“My hour has not yet come” (John 2:4)
Six stone purification jars, filled with cold water —one can hardly imagine something more dull and dead. But Jesus makes them flow with rich wine, regaling the guests at a marriage feast.
St. John is right to call this the first of Jesus’ “signs.” As with all the miracles in his gospel, this tale from Cana is replete with deep symbolism, and reveals something crucial about Jesus ‘ mission, the unfolding process that results in his “glorification” as Savior of the world.
The stone jars were designed for the complicated ritual washings required by the Law of Moses. Their number is one short of seven, the biblical number of perfection. They symbolize the old covenant, good and pure, but incomplete, destined to give way in the face of God’s new purpose taking shape in Jesus.
The wedding assembly, too, is an old symbol. God’s relationship with Israel is often described as a marriage. Our Old Testament lesson describes the renewal and vindication of the land as a royal wedding. Jerusalem, the blessed bride, is given a new name, “my delight is in her.” When God truly made himself known to his people, when grace and peace reigned on earth, it would be like a wedding.
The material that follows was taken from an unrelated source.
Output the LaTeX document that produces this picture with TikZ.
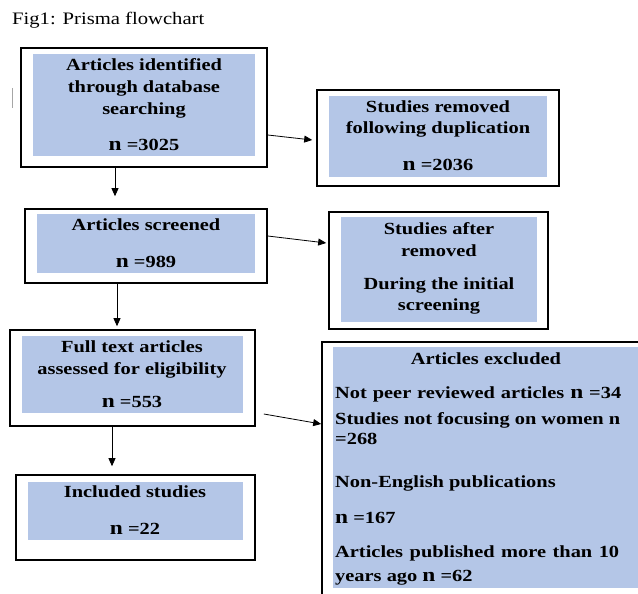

Wine is the natural emblem of the joys of married life. It gladdens the heart and makes company more convivial. Pressed from the grape, it points back to the fruitful vine so often praised as the perfect symbol of a life blessed by God.
There had been wine at the beginning of the feast, but it was hardly worthy of the celebration. It was pale and watery beside the new vintage uncorked by Christ’s miracle. And there simply hadn’t been enough. Now Christ brings gallons upon gallons, an overflowing, superabundant blessing.
Episcopalian poet Richard Wilbur captured the point quite well:
It made no earthly sense, unless to show
How whatsoever love elects to bless
Brings to a sweet excess
That can without depletion overflow.
Jesus tells his mother, “my hour has not yet come,” but every detail in the story points forward to the purpose for which he has come. Christ will renew the covenant between God and his people, and seal it with blood as red as wine. He will supply superabundant grace, which makes us fruitful and fills us with joy.
Look It Up
Psalm 128 is sometimes used at weddings. In the light of this gospel passage, try reading it as a prophecy addressed to Christ.
Think About It
What do these texts suggest about the sacramentality of marriage?